● Records from a collection
^^^^

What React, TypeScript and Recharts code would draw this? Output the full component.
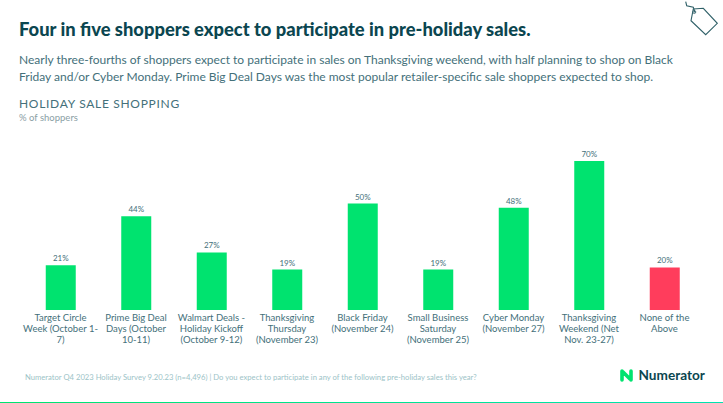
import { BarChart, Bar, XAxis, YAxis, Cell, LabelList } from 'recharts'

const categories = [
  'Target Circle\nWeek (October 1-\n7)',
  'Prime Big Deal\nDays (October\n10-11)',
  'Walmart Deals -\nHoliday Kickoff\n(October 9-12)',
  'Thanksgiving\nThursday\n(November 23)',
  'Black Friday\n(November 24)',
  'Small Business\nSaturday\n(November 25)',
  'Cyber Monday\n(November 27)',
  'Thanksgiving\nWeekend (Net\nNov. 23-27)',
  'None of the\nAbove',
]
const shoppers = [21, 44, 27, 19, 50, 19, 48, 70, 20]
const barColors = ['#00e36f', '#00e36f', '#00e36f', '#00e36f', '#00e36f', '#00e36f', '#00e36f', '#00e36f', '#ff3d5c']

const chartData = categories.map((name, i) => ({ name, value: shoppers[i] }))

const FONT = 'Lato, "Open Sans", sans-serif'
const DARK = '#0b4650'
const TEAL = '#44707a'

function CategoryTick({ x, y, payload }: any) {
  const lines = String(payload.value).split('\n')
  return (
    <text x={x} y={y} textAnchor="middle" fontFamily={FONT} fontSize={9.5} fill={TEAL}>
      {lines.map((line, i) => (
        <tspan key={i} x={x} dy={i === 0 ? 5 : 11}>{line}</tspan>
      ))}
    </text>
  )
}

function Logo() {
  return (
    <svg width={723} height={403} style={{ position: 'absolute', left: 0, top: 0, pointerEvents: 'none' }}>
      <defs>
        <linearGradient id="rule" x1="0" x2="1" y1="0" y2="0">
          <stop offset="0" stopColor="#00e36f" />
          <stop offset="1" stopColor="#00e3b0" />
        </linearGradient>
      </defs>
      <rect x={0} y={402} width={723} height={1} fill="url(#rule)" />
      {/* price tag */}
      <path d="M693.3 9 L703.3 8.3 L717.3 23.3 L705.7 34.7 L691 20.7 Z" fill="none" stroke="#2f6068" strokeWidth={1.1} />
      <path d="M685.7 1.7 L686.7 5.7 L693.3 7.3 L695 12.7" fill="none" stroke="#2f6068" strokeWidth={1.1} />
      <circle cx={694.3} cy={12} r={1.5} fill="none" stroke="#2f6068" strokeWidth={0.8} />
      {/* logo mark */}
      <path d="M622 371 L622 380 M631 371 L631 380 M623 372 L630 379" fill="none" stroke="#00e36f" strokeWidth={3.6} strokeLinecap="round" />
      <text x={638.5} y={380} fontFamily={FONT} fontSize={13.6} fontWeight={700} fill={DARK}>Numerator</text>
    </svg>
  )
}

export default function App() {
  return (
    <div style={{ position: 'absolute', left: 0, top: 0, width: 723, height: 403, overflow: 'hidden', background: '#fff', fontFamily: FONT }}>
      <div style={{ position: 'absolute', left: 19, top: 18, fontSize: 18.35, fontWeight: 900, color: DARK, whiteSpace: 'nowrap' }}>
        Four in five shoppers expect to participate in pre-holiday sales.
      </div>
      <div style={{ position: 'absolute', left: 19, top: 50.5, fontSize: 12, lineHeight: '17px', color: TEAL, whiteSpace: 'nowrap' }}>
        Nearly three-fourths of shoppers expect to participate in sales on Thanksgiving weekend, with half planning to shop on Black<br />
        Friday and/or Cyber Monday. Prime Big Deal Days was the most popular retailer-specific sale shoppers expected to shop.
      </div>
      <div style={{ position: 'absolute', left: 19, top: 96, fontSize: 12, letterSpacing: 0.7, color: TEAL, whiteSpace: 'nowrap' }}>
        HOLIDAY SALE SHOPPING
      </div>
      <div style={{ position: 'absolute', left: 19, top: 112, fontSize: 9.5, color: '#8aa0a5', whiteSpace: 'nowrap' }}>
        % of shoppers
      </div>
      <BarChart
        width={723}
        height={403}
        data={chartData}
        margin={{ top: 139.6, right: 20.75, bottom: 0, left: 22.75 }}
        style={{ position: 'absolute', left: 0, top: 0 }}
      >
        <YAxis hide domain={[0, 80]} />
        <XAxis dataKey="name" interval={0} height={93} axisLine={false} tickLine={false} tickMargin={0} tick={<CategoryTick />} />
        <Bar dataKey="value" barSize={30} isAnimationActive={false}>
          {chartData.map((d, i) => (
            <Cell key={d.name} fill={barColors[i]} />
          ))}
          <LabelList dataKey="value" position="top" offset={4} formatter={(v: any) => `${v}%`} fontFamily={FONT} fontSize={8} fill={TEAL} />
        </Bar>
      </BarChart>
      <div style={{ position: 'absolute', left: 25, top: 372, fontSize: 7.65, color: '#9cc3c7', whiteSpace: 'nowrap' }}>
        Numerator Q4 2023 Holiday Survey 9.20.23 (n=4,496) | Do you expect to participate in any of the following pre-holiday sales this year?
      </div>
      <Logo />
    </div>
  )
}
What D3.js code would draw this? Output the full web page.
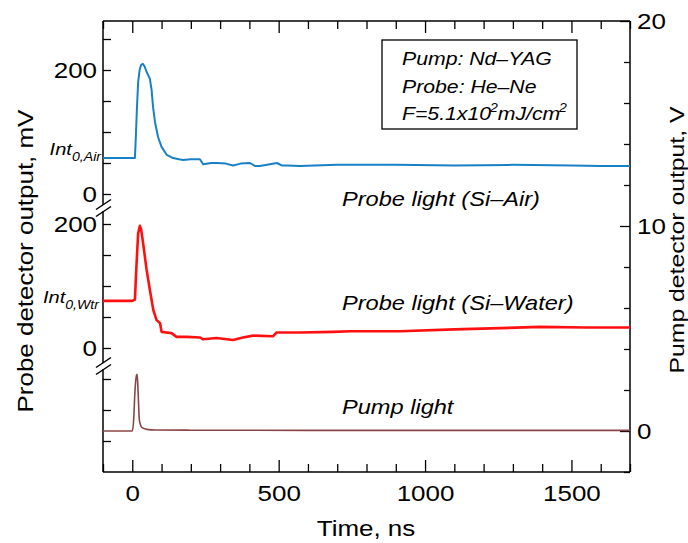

^^^^

● STATED EXERCISE
All the records above need to be given again word for word. Skip the pictures.

● OUTPUT
What React, TypeScript and Recharts code would draw this? Output the full component.
import { BarChart, Bar, XAxis, YAxis, Cell, LabelList } from 'recharts'

const categories = [
  'Target Circle\nWeek (October 1-\n7)',
  'Prime Big Deal\nDays (October\n10-11)',
  'Walmart Deals -\nHoliday Kickoff\n(October 9-12)',
  'Thanksgiving\nThursday\n(November 23)',
  'Black Friday\n(November 24)',
  'Small Business\nSaturday\n(November 25)',
  'Cyber Monday\n(November 27)',
  'Thanksgiving\nWeekend (Net\nNov. 23-27)',
  'None of the\nAbove',
]
const shoppers = [21, 44, 27, 19, 50, 19, 48, 70, 20]
const barColors = ['#00e36f', '#00e36f', '#00e36f', '#00e36f', '#00e36f', '#00e36f', '#00e36f', '#00e36f', '#ff3d5c']

const chartData = categories.map((name, i) => ({ name, value: shoppers[i] }))

const FONT = 'Lato, "Open Sans", sans-serif'
const DARK = '#0b4650'
const TEAL = '#44707a'

function CategoryTick({ x, y, payload }: any) {
  const lines = String(payload.value).split('\n')
  return (
    <text x={x} y={y} textAnchor="middle" fontFamily={FONT} fontSize={9.5} fill={TEAL}>
      {lines.map((line, i) => (
        <tspan key={i} x={x} dy={i === 0 ? 5 : 11}>{line}</tspan>
      ))}
    </text>
  )
}

function Logo() {
  return (
    <svg width={723} height={403} style={{ position: 'absolute', left: 0, top: 0, pointerEvents: 'none' }}>
      <defs>
        <linearGradient id="rule" x1="0" x2="1" y1="0" y2="0">
          <stop offset="0" stopColor="#00e36f" />
          <stop offset="1" stopColor="#00e3b0" />
        </linearGradient>
      </defs>
      <rect x={0} y={402} width={723} height={1} fill="url(#rule)" />
      {/* price tag */}
      <path d="M693.3 9 L703.3 8.3 L717.3 23.3 L705.7 34.7 L691 20.7 Z" fill="none" stroke="#2f6068" strokeWidth={1.1} />
      <path d="M685.7 1.7 L686.7 5.7 L693.3 7.3 L695 12.7" fill="none" stroke="#2f6068" strokeWidth={1.1} />
      <circle cx={694.3} cy={12} r={1.5} fill="none" stroke="#2f6068" strokeWidth={0.8} />
      {/* logo mark */}
      <path d="M622 371 L622 380 M631 371 L631 380 M623 372 L630 379" fill="none" stroke="#00e36f" strokeWidth={3.6} strokeLinecap="round" />
      <text x={638.5} y={380} fontFamily={FONT} fontSize={13.6} fontWeight={700} fill={DARK}>Numerator</text>
    </svg>
  )
}

export default function App() {
  return (
    <div style={{ position: 'absolute', left: 0, top: 0, width: 723, height: 403, overflow: 'hidden', background: '#fff', fontFamily: FONT }}>
      <div style={{ position: 'absolute', left: 19, top: 18, fontSize: 18.35, fontWeight: 900, color: DARK, whiteSpace: 'nowrap' }}>
        Four in five shoppers expect to participate in pre-holiday sales.
      </div>
      <div style={{ position: 'absolute', left: 19, top: 50.5, fontSize: 12, lineHeight: '17px', color: TEAL, whiteSpace: 'nowrap' }}>
        Nearly three-fourths of shoppers expect to participate in sales on Thanksgiving weekend, with half planning to shop on Black<br />
        Friday and/or Cyber Monday. Prime Big Deal Days was the most popular retailer-specific sale shoppers expected to shop.
      </div>
      <div style={{ position: 'absolute', left: 19, top: 96, fontSize: 12, letterSpacing: 0.7, color: TEAL, whiteSpace: 'nowrap' }}>
        HOLIDAY SALE SHOPPING
      </div>
      <div style={{ position: 'absolute', left: 19, top: 112, fontSize: 9.5, color: '#8aa0a5', whiteSpace: 'nowrap' }}>
        % of shoppers
      </div>
      <BarChart
        width={723}
        height={403}
        data={chartData}
        margin={{ top: 139.6, right: 20.75, bottom: 0, left: 22.75 }}
        style={{ position: 'absolute', left: 0, top: 0 }}
      >
        <YAxis hide domain={[0, 80]} />
        <XAxis dataKey="name" interval={0} height={93} axisLine={false} tickLine={false} tickMargin={0} tick={<CategoryTick />} />
        <Bar dataKey="value" barSize={30} isAnimationActive={false}>
          {chartData.map((d, i) => (
            <Cell key={d.name} fill={barColors[i]} />
          ))}
          <LabelList dataKey="value" position="top" offset={4} formatter={(v: any) => `${v}%`} fontFamily={FONT} fontSize={8} fill={TEAL} />
        </Bar>
      </BarChart>
      <div style={{ position: 'absolute', left: 25, top: 372, fontSize: 7.65, color: '#9cc3c7', whiteSpace: 'nowrap' }}>
        Numerator Q4 2023 Holiday Survey 9.20.23 (n=4,496) | Do you expect to participate in any of the following pre-holiday sales this year?
      </div>
      <Logo />
    </div>
  )
}
What D3.js code would draw this? Output the full web page.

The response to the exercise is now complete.